The report warns municipalities should consider determining alternative water sources before aquifers become unusable in the not too distant future. Two communities – Joliet and Oswego – are already doing that because of depleted wells and aquifers.

“Midwestern cities, suburbs, and rural areas are projected to be more exposed to negative impacts of climate change,” according to the Water Resources Action Plan created for McHenry County.

The report includes information about how the climate in northeast Illinois has changed since 1900. We are experiencing more violent storms, and temperatures over the last 120 years have gotten warmer. This is threatening our water supply. Increased land development also is impacting our water systems.

“It is not just the amount of precipitation that has increased: the intensity of the storms is increasing as well,” the report states. " ... The increasing volume and intensity of precipitation events can overwhelm the soil’s ability to absorb water and the existing infrastructure, which was designed at a time when precipitation rates were lower.”

Some communities will need to make infrastructure changes to address the issue of higher intensity rainfalls to prevent flash flooding. Droughts also are becoming more prevalent.

That pretty much sums up our 2021 summer: a season-long drought mixed with vicious storms accompanied by flash floods.

The rising temperatures also factor into how much water is available. With temperatures rising, evaporation rates also increase, causing sources of water to dry up faster.
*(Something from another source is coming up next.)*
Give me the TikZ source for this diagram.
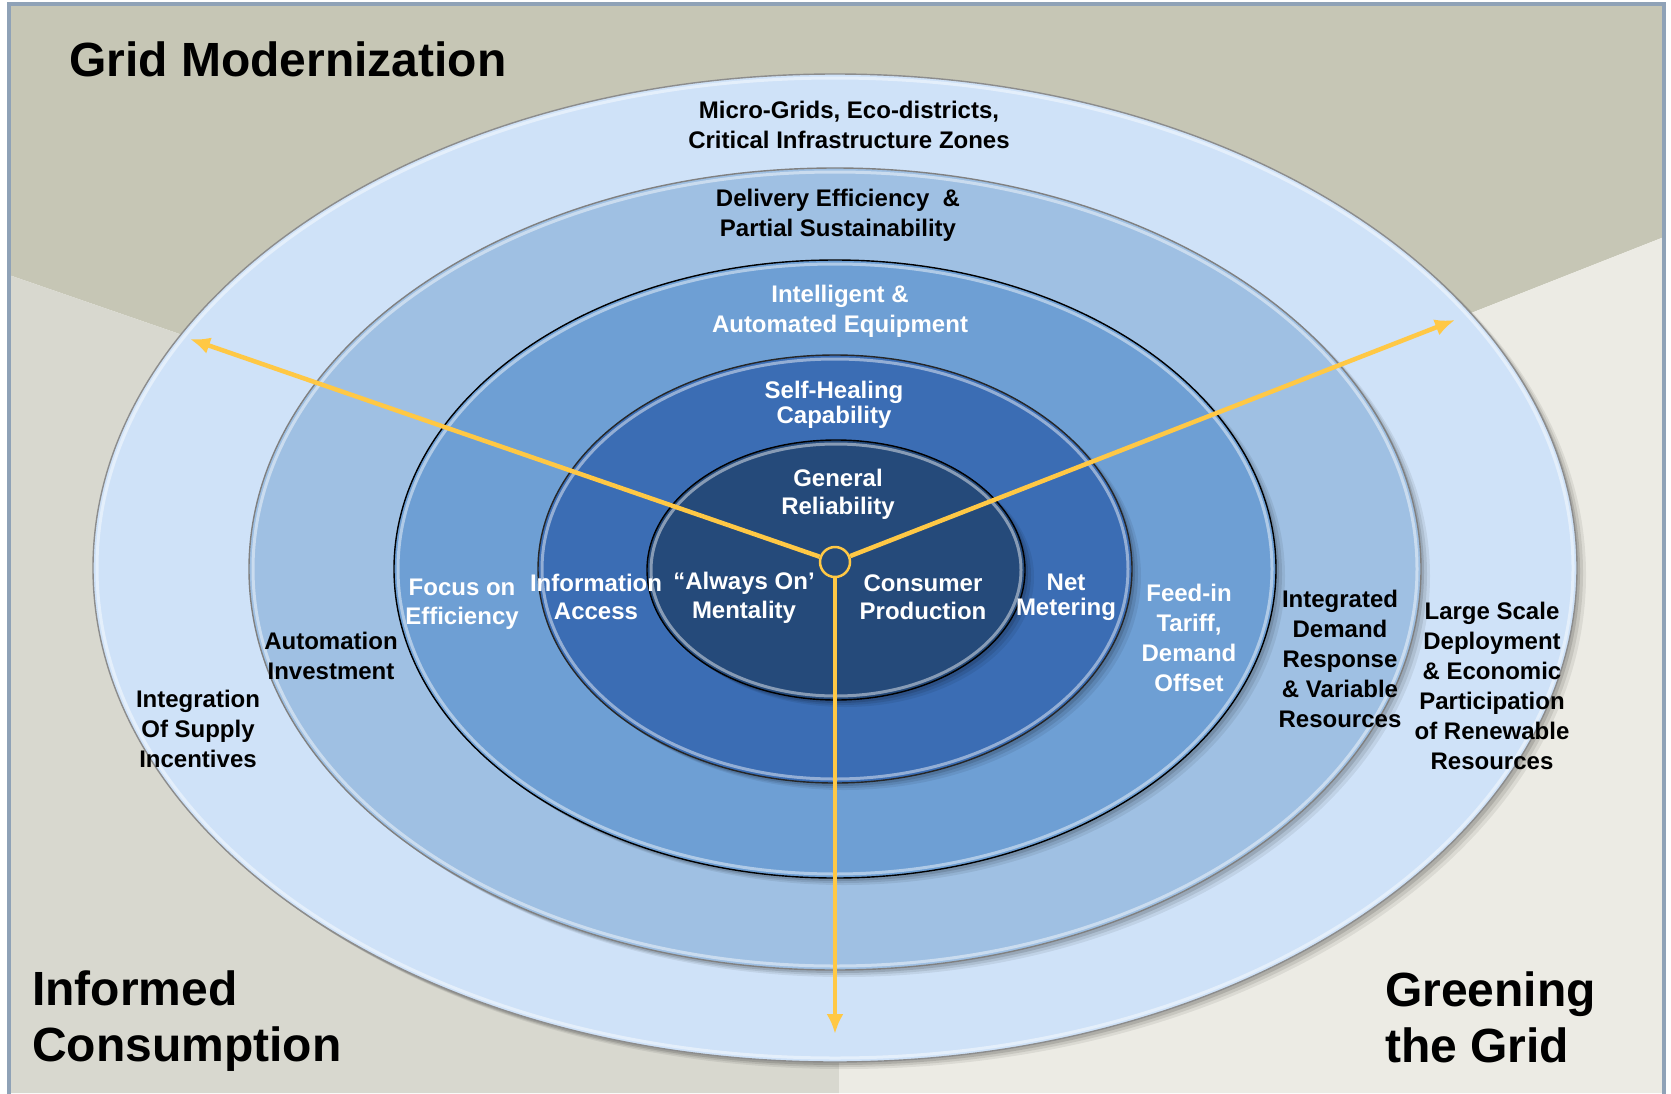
\documentclass[tikz,border=0pt]{standalone}
\usepackage{fontspec}
\setmainfont{Liberation Sans}
\usetikzlibrary{arrows.meta}
\definecolor{frameC}{HTML}{8FA2B7}
\definecolor{bgTop}{HTML}{C6C6B5}
\definecolor{bgLeft}{HTML}{D8D8CF}
\definecolor{bgRight}{HTML}{ECEBE4}
\definecolor{ringA}{HTML}{CFE2F8}
\definecolor{ringB}{HTML}{9FC0E3}
\definecolor{ringC}{HTML}{6E9FD4}
\definecolor{ringD}{HTML}{3B6DB4}
\definecolor{ringE}{HTML}{254A7A}
\definecolor{arrowY}{HTML}{FFC845}
\newcommand\myring[6]{%
  \fill[black,opacity=.07] (#1+9,#2+7) ellipse[x radius=#3, y radius=#4];
  \fill[black,opacity=.09] (#1+6,#2+5) ellipse[x radius=#3, y radius=#4];
  \fill[black,opacity=.12] (#1+3,#2+3) ellipse[x radius=#3, y radius=#4];
  \fill[#5] (#1,#2) ellipse[x radius=#3, y radius=#4];
  \draw[white,opacity=.45,line width=3pt] (#1,#2) ellipse[x radius=#3-4, y radius=#4-4];
  \draw[#6,line width=1.4pt] (#1,#2) ellipse[x radius=#3, y radius=#4];
}
\begin{document}
\begin{tikzpicture}[x=1pt,y=-1pt,
  lab/.style={align=center,inner sep=0pt,font=\fontsize{24}{30}\selectfont\bfseries},
  wlab/.style={lab,text=white},
  blab/.style={lab,text=black},
  title/.style={align=left,anchor=west,inner sep=0pt,font=\fontsize{48}{56}\selectfont\bfseries},
  arr/.style={arrowY,line width=4.5pt,-{Latex[length=20pt,width=17pt]}},
  hub/.style={circle,minimum size=30pt,inner sep=0pt,fill=ringE,draw=arrowY,line width=2.5pt}]
\useasboundingbox (0,0) rectangle (1671,1093);
\fill[white] (0,0) rectangle (1671,1093);
% background sectors
\coordinate (C) at (839,562);
\fill[bgTop] (9,4) -- (1664,4) -- (1664,237) -- (C) -- (9,275) -- cycle;
\fill[bgLeft] (9,275) -- (C) -- (839,1093) -- (9,1093) -- cycle;
\fill[bgRight] (839,1093) -- (C) -- (1664,237) -- (1664,1093) -- cycle;
\draw[frameC,line width=3.5pt] (9,1100) -- (9,4) -- (1664,4) -- (1664,1100);
% rings
\myring{835}{568}{742}{494}{ringA}{black!45}
\myring{835}{569}{586}{401}{ringB}{black!50}
\myring{835}{569}{441}{309}{ringC}{black}
\myring{835}{569}{297}{214}{ringD}{black!85}
\myring{836}{570}{189}{130}{ringE}{black}
% titles
\node[title] (gm) at (69,59) {Grid Modernization};
\node[title] (ic) at (32,1021) {Informed\\Consumption};
\node[title] (gg) at (1385,1017) {Greening\\the Grid};
% labels
\node[blab] (l1) at (849,125) {Micro-Grids, Eco-districts,\\Critical Infrastructure Zones};
\node[blab] (l2) at (838,215) {Delivery Efficiency\ \ \&\\Partial Sustainability};
\node[wlab] (l3) at (840,311) {Intelligent \&\\Automated Equipment};
\node[wlab,font=\fontsize{24}{25}\selectfont\bfseries] (l4) at (834,405) {Self-Healing\\Capability};
\node[wlab,font=\fontsize{24}{28}\selectfont\bfseries] (l5) at (838,494) {General\\Reliability};
\node[wlab,font=\fontsize{24}{29}\selectfont\bfseries] (l6) at (744,598) {“Always On’\\Mentality};
\node[wlab,font=\fontsize{24}{28}\selectfont\bfseries] (l7) at (923,597) {Consumer\\Production};
\node[wlab,font=\fontsize{24}{28}\selectfont\bfseries] (l8) at (596,597) {Information\\Access};
\node[wlab,font=\fontsize{24}{25}\selectfont\bfseries] (l9) at (1066,597) {Net\\Metering};
\node[wlab,font=\fontsize{24}{29}\selectfont\bfseries] (l10) at (462,604) {Focus on\\Efficiency};
\node[wlab] (l11) at (1189,638) {Feed-in\\Tariff,\\Demand\\Offset};
\node[blab] (l12) at (331,656) {Automation\\Investment};
\node[blab] (l13) at (1340,659) {Integrated\\Demand\\Response\\\& Variable\\Resources};
\node[blab] (l14) at (198,729) {Integration\\Of Supply\\Incentives};
\node[blab] (l15) at (1492,686) {Large Scale\\Deployment\\\& Economic\\Participation\\of Renewable\\Resources};
% hub and arrows
\node[hub] (c) at (835,562) {};
\coordinate (ul) at (190,339);
\coordinate (ur) at (1455,320);
\coordinate (dn) at (835,1034);
\draw[arr] (c) -- (ul);
\draw[arr] (c) -- (ur);
\draw[arr] (c) -- (dn);
\end{tikzpicture}
\end{document}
Communities throughout northern Illinois are dependent on groundwater, specifically sandstone and bedrock aquifers. The report issued a warning that water from these sources may no longer be an option in 30 years:

“Based on the amount of water currently being pumped from the deep sandstone aquifers, all of southeast McHenry County is at risk of declining well performance; and some communities face severe risks of well inoperability as early as 2050.”

That’s an alarming thought for homeowners who have wells, and drought conditions have caused water levels in many communities wells to reach concerning levels, some of the lowest levels in years.

Communities throughout northern Illinois need to start considering alternative water sources now to avoid expensive projects in the future and meet future demands, which, according to the Chicago Metropolitan Agency for Planning, could be as much as 30% higher than our current needs.

We face a major water supply issues in the future. Let’s start thinking about how to address that challenge now.